By Doug Goldring on Tue, 08/24/2010
I remember when I was a kid, there was a game of reflex in which one player placed his hand on a table and spread his fingers as wide as possible. The other person stabbed a knife (or in our case, a pen or pencil) between the fingers on the other’s hand as quickly as possible. The goal was to come as close to hitting a finger as possible, without actually cutting one off. This game was masterfully portrayed in the movie Aliens, when one character used it to demonstrate the advantages of being an Android as he blazes through the game at warp speed. This game reminded me an awful lot of that dangerous game of reflex.
All you need to do is grab the treasure from each screen. Blocking your path, however, are various knives, blades, and other sharp objects. As you might expect, the movement patterns of these obstacles grows more difficult as the game progresses.

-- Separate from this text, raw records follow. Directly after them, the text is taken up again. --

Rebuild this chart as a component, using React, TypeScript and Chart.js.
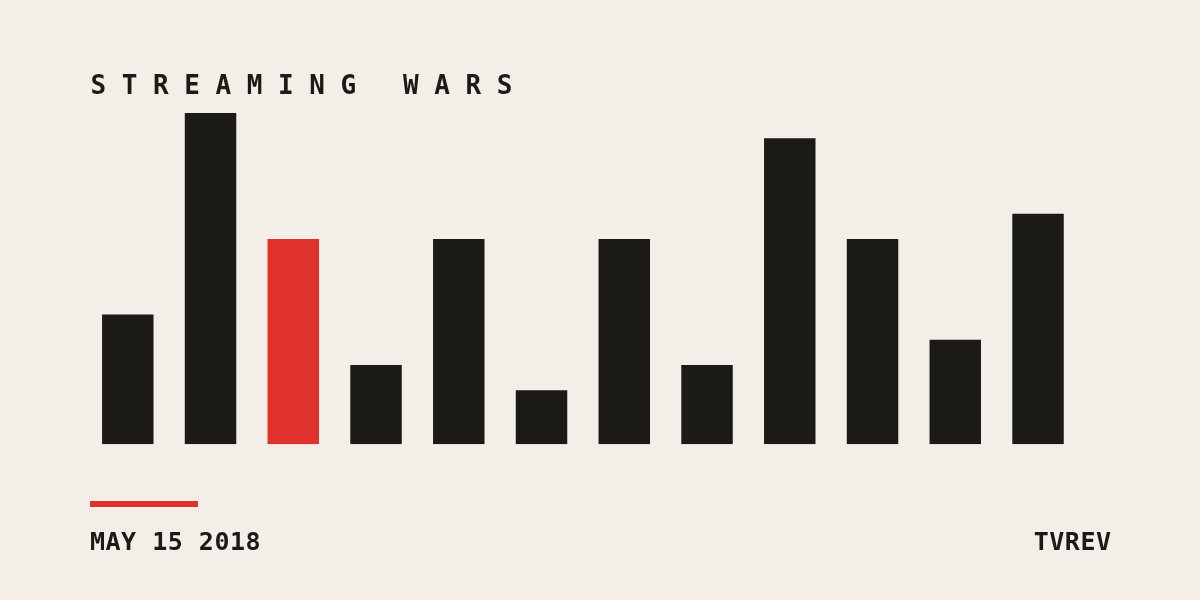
import React, { useEffect, useRef } from "react";
import { Chart, registerables } from "chart.js";

Chart.register(...registerables);

const categories = ["1", "2", "3", "4", "5", "6", "7", "8", "9", "10", "11", "12"];
const values = [5, 13, 8, 3, 8, 2, 8, 3, 12, 8, 4, 9];
const highlightIndex = 2;
const title = "STREAMING WARS";
const dateLabel = "MAY 15 2018";
const sourceLabel = "TVREV";
const Y_MIN = -0.143;
const Y_MAX = 13;

const BG = "#f3eee7";
const INK = "#1b1a17";
const RED = "#e0322c";
const FONT = "'DejaVu Sans Mono', 'Liberation Mono', monospace";

export default function App() {
  const canvasRef = useRef<HTMLCanvasElement | null>(null);

  useEffect(() => {
    const canvas = canvasRef.current;
    if (!canvas) return;
    const chart = new Chart(canvas, {
      type: "bar",
      data: {
        labels: categories,
        datasets: [
          {
            data: values,
            base: Y_MIN,
            backgroundColor: values.map((_, i) => (i === highlightIndex ? RED : INK)),
            borderWidth: 0,
            barPercentage: 0.622,
            categoryPercentage: 1,
          } as any,
        ],
      },
      options: {
        responsive: false,
        animation: false,
        maintainAspectRatio: false,
        layout: { padding: { left: 86.4, right: 120.6, top: 113, bottom: 155.8 } },
        plugins: { legend: { display: false }, tooltip: { enabled: false }, title: { display: false } },
        scales: {
          x: { display: false, grid: { display: false } },
          y: { display: false, min: Y_MIN, max: Y_MAX, grid: { display: false } },
        },
      },
    });
    return () => chart.destroy();
  }, []);

  return (
    <div style={{ position: "fixed", left: 0, top: 0, width: 1200, height: 600, background: BG, overflow: "hidden" }}>
      <canvas ref={canvasRef} width={1200} height={600} style={{ position: "absolute", left: 0, top: 0, width: 1200, height: 600 }} />
      <div
        style={{
          position: "absolute",
          left: 90.5,
          top: 72.3,
          fontFamily: FONT,
          fontWeight: "bold",
          fontSize: 26,
          lineHeight: "26px",
          letterSpacing: "15.6px",
          color: INK,
          whiteSpace: "pre",
        }}
      >
        {title}
      </div>
      <div style={{ position: "absolute", left: 90, top: 501, width: 108, height: 6, background: RED }} />
      <div
        style={{
          position: "absolute",
          left: 90,
          top: 528.9,
          fontFamily: FONT,
          fontWeight: "bold",
          fontSize: 25,
          lineHeight: "25px",
          letterSpacing: "0.5px",
          color: INK,
          whiteSpace: "pre",
        }}
      >
        {dateLabel}
      </div>
      <div
        style={{
          position: "absolute",
          right: 88.5,
          top: 528.9,
          fontFamily: FONT,
          fontWeight: "bold",
          fontSize: 25,
          lineHeight: "25px",
          letterSpacing: "0.5px",
          color: INK,
          whiteSpace: "pre",
          textAlign: "right",
        }}
      >
        {sourceLabel}
      </div>
    </div>
  );
}
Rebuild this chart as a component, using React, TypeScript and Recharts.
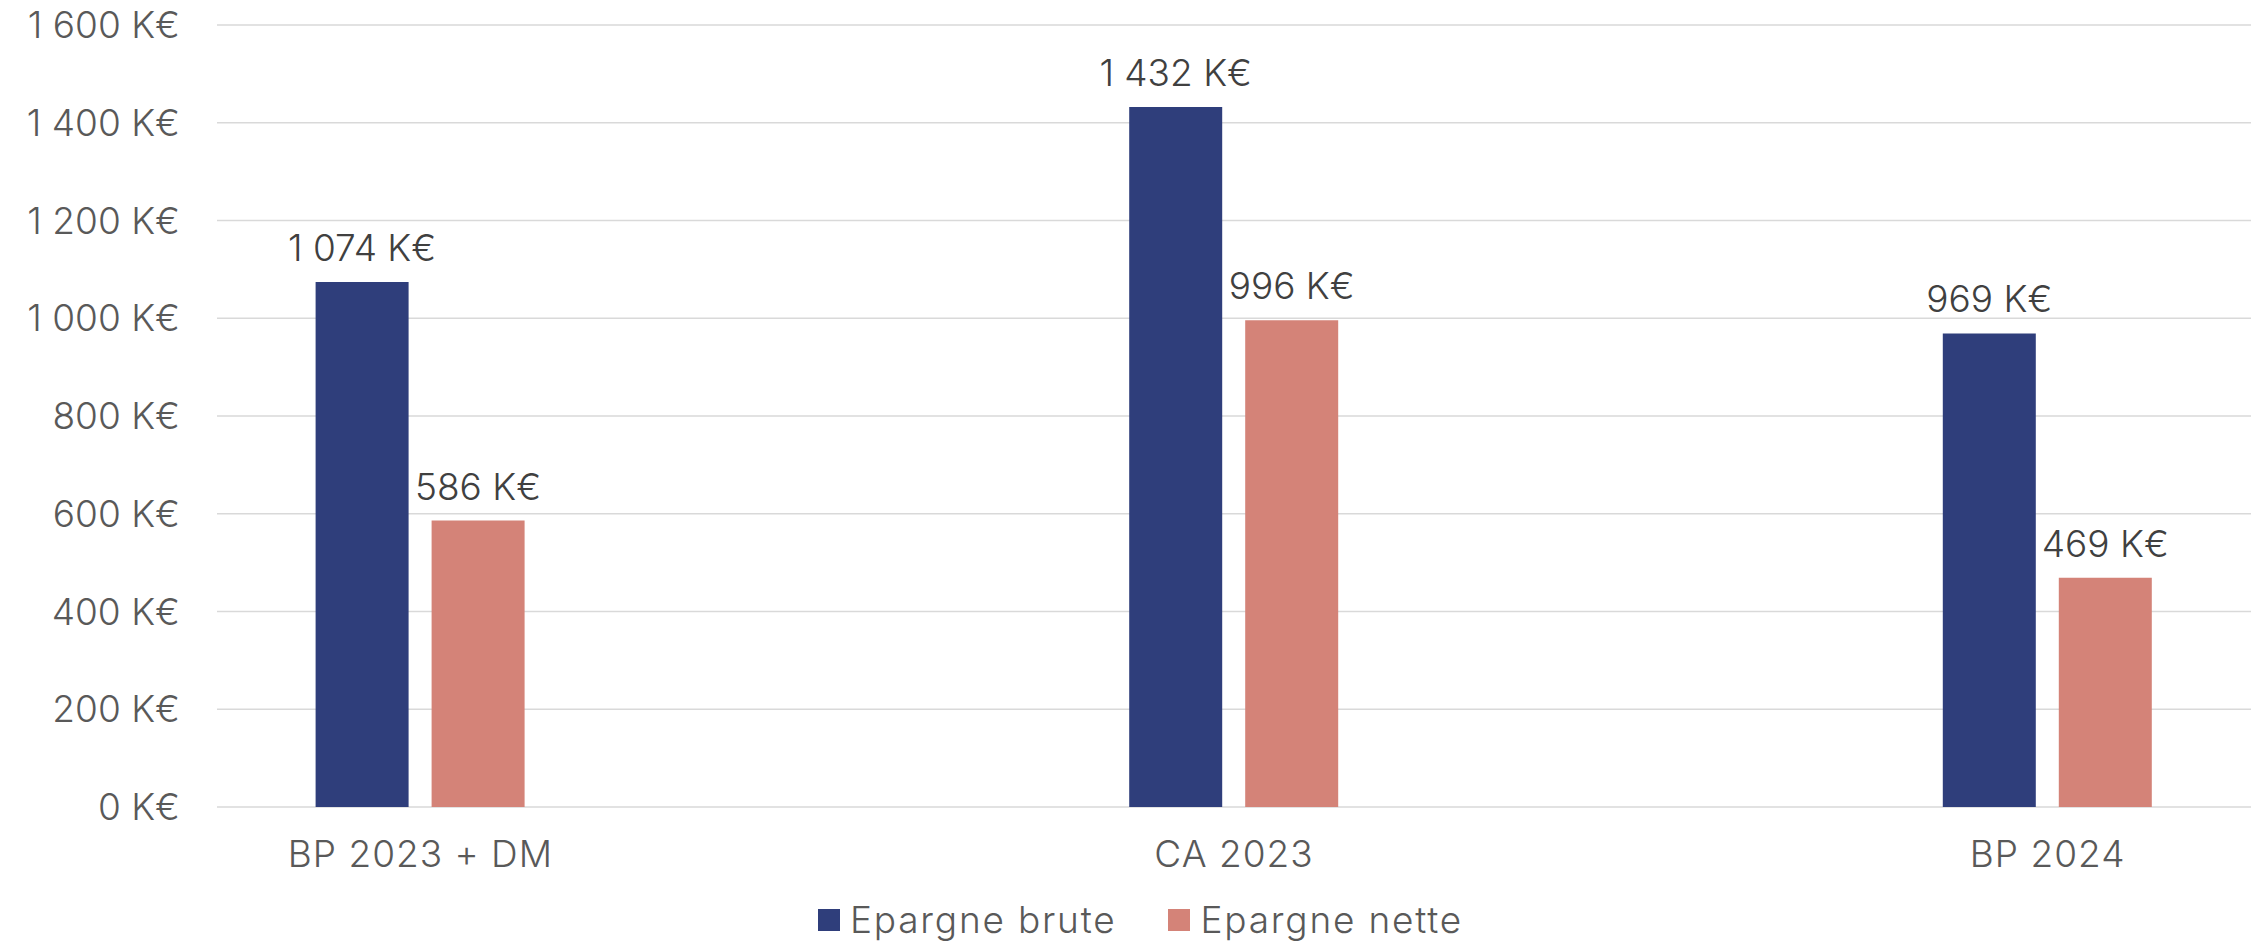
import React from 'react';
import { BarChart, Bar, XAxis, YAxis, CartesianGrid, Legend, LabelList } from 'recharts';

const categories = ['BP 2023 + DM', 'CA 2023', 'BP 2024'];
const epargneBrute = [1074, 1432, 969];
const epargneNette = [586, 996, 469];
const yTicks = [0, 200, 400, 600, 800, 1000, 1200, 1400, 1600];
const seriesNames = ['Epargne brute', 'Epargne nette'];
const colors = ['#2F3E7B', '#D48378'];

const data = categories.map((c, i) => ({ idx: i, cat: c, brute: epargneBrute[i], nette: epargneNette[i] }));

const FONT = 'Inter, "Noto Sans", sans-serif';

const fmt = (v: any) => {
  const n = Number(v);
  if (n >= 1000) {
    return `${Math.floor(n / 1000)} ${String(n % 1000).padStart(3, '0')} K€`;
  }
  return `${n} K€`;
};

const LegendContent = () => (
  <div style={{ height: 50, display: 'flex', justifyContent: 'center', alignItems: 'center', fontFamily: FONT, fontWeight: 300, fontSize: 37, letterSpacing: 1.8, color: '#595959', paddingLeft: 30, lineHeight: '50px' }}>
    {seriesNames.map((n, i) => (
      <div key={n} style={{ display: 'flex', alignItems: 'center', marginRight: i === 0 ? 52 : 0 }}>
        <div style={{ width: 22, height: 22, background: colors[i], marginRight: 10 }} />
        <span>{n}</span>
      </div>
    ))}
  </div>
);

export default function App() {
  return (
    <div style={{ position: 'absolute', left: 0, top: 0, background: '#fff' }}>
      <BarChart width={2259} height={945} data={data} margin={{ top: 25, right: 8, left: 0, bottom: 0 }} barGap={23}>
        <CartesianGrid vertical={false} stroke="#D9D9D9" strokeWidth={1.5} />
        <XAxis
          type="number"
          dataKey="idx"
          domain={[-0.25, 2.25]}
          ticks={[0, 1, 2]}
          tickFormatter={(i: number) => categories[i]}
          axisLine={false}
          tickLine={false}
          tickSize={0}
          tickMargin={34}
          height={88}
          tick={{ fill: '#595959', fontSize: 37, fontFamily: FONT, fontWeight: 300, letterSpacing: 1 }}
          allowDataOverflow
        />
        <YAxis
          domain={[0, 1600]}
          ticks={yTicks}
          tickFormatter={fmt}
          axisLine={false}
          tickLine={false}
          tickSize={0}
          tickMargin={37}
          width={217}
          tick={{ fill: '#595959', fontSize: 37, fontFamily: FONT, fontWeight: 300 }}
        />
        <Legend verticalAlign="bottom" content={<LegendContent />} />
        <Bar dataKey="brute" name={seriesNames[0]} fill={colors[0]} barSize={93} isAnimationActive={false}>
          <LabelList dataKey="brute" position="top" offset={21} formatter={fmt} fill="#404040" fontSize={37} fontFamily={FONT} fontWeight={300} />
        </Bar>
        <Bar dataKey="nette" name={seriesNames[1]} fill={colors[1]} barSize={93} isAnimationActive={false}>
          <LabelList dataKey="nette" position="top" offset={21} formatter={fmt} fill="#404040" fontSize={37} fontFamily={FONT} fontWeight={300} />
        </Bar>
      </BarChart>
    </div>
  );
}
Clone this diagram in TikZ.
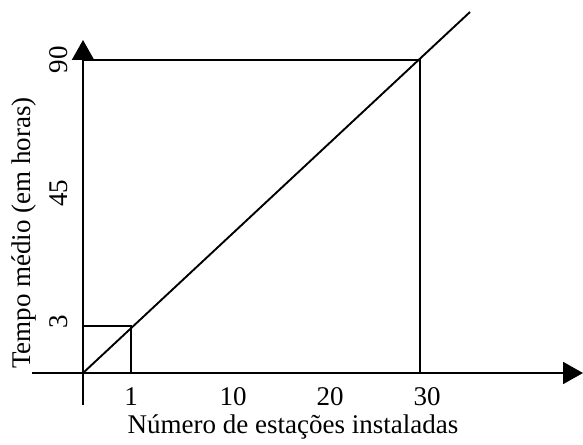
\documentclass[tikz,border=0pt]{standalone}
\usepackage{fontspec}
\setmainfont{Liberation Serif}
\usetikzlibrary{arrows.meta}
\begin{document}
\begin{tikzpicture}[x=1pt,y=-1pt,
  ln/.style={line width=1.9pt},
  lbl/.style={inner sep=0pt,font=\fontsize{27}{30}\selectfont},
  ax/.style={line width=1.9pt,-{Triangle[length=20pt,width=22pt]}}]
\useasboundingbox (0,0) rectangle (583,444);
\coordinate (O) at (83,373);
\coordinate (xs) at (32,373);
\coordinate (xe) at (583,373);
\coordinate (ys) at (83,405);
\coordinate (ye) at (83,40);
\coordinate (p90) at (83,60);
\coordinate (p30) at (420,60);
\coordinate (b30) at (420,373);
\coordinate (p3) at (83,326);
\coordinate (p1) at (131,326);
\coordinate (b1) at (131,373);
\coordinate (lend) at (470,12);
\draw[ax] (xs) -- (xe);
\draw[ax] (ys) -- (ye);
\draw[ln] (p90) -- (p30) -- (b30);
\draw[ln] (p3) -- (p1) -- (b1);
\draw[ln] (O) -- (lend);
\node[lbl,rotate=90] (l90) at (59,60) {90};
\node[lbl,rotate=90] (l45) at (59,193) {45};
\node[lbl,rotate=90] (l3) at (59,322) {3};
\node[lbl,rotate=90] (ly) at (24,233) {Tempo médio (em horas)};
\node[lbl] (x1) at (131,397) {1};
\node[lbl] (x10) at (233,397) {10};
\node[lbl] (x20) at (330,397) {20};
\node[lbl] (x30) at (427,397) {30};
\node[lbl] (lx) at (293,427) {Número de estações instaladas};
\end{tikzpicture}
\end{document}
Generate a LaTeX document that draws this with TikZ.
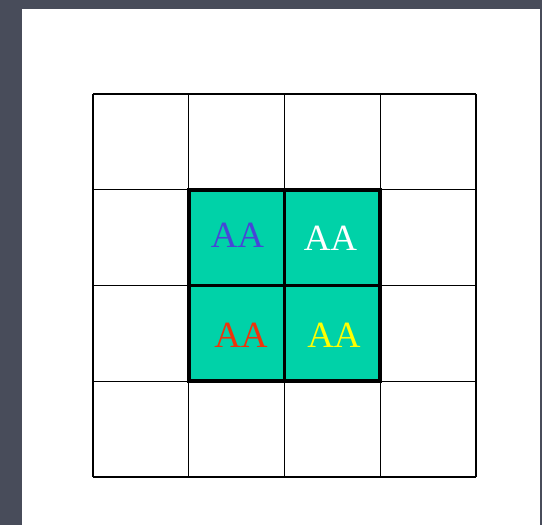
\documentclass[tikz,border=0pt]{standalone}
\usepackage{fontspec}
\setmainfont{Liberation Serif}
\usetikzlibrary{positioning}

\definecolor{slate}{RGB}{72,76,90}
\definecolor{tealfill}{RGB}{0,210,168}
\definecolor{letterblue}{RGB}{70,70,215}
\definecolor{letterred}{RGB}{240,50,10}
\definecolor{letteryellow}{RGB}{255,255,0}

\begin{document}
\begin{tikzpicture}[
    x=1pt, y=1pt,
    gridline/.style={draw=black, line width=1.1pt},
    boldline/.style={draw=black, line width=3.6pt, line cap=rect},
    letters/.style={inner sep=0pt, font=\fontsize{37}{40}\selectfont}
]
    \useasboundingbox (0,0) rectangle (542,525);
    % page
    \fill[slate] (0,0) rectangle (542,525);
    \fill[white] (22,0) rectangle (540,516);

    % centre block
    \fill[tealfill] (188.75,143.75) rectangle (380.25,335.25);

    % 4x4 grid
    \foreach \i in {0,...,4} {
        \draw[gridline] ({93+95.75*\i},48) -- ({93+95.75*\i},431);
        \draw[gridline] (93,{48+95.75*\i}) -- (476,{48+95.75*\i});
    }

    % bold 2x2 frame
    \draw[boldline] (188.75,143.75) rectangle (380.25,335.25);
    \draw[boldline] (284.5,143.75) -- (284.5,335.25);
    \draw[boldline] (188.75,239.5) -- (380.25,239.5);

    % letters
    \node[letters, text=letterblue]   (tl) at (237.5,289.5) {AA};
    \node[letters, text=white]        (tr) at (330.5,286.5) {AA};
    \node[letters, text=letterred]    (bl) at (241,190)     {AA};
    \node[letters, text=letteryellow] (br) at (334,190)     {AA};
\end{tikzpicture}
\end{document}
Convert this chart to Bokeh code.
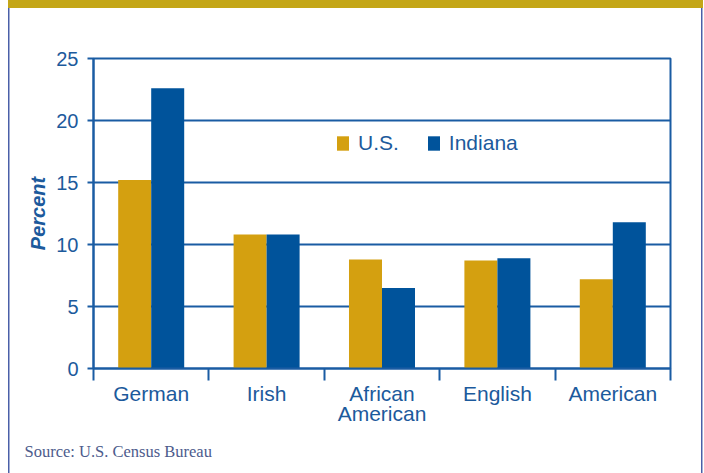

Some blades just spin, while others move across the screen, and still others work together to form a wave of blades. And you will not just be facing one of these blades on their own. You will face increasingly complex combinations of different types of blades, as well as blade motions.
Each level consists of several screens with various treasures strewn across the screen. All you need to do is tap the treasures in order to collect them (tap matching treasures in sequence for bonus points). Watch out though, those knives are sharp, and they will cut you. When they do, blood will spray across the screen.
Take three hits and your game will come to an end. Don’t worry though, some levels also feature the coveted red ruby jewel, which will restore your health, giving you an extra hit opportunity. Also working against you is the timer blazing across the bottom of the screen. Run out of time and you are done, as well.
Once you have tried a particular level, pay attention to the title screen at the beginning. This will display your critical stats, including the number of each style treasure you earned. Collect all of the treasure on the level without taking a hit in order to win the Mastered Award.
I was really quite impressed by this game. I actually played it longer than most games I review because I originally downloaded the iPhone version, and wanted to wait for the iPad version before writing the review. The graphics and animation looked great, and flowed through the game. I did find that the whole thing got to be a bit redundant after a while, but this was offset by the significant increase in the challenge posed by some of the more complicated knives on the higher levels. i will say, however, that I was disappointed by the disparity in pricing between the iPhone version ($0.99) and essentially the exact same game on the iPad ($2.99). Don’t worry, though, because both the iPhone and iPad will allow you to download a free trial consisting of the first levels (the full game has a whopping 50 levels and two different difficulties. In the end, this is one of those quick and dirty games which is just perfect for filling those random bits of downtime throughout the day (nothing says waiting in line at the DMV like a screen full of knives).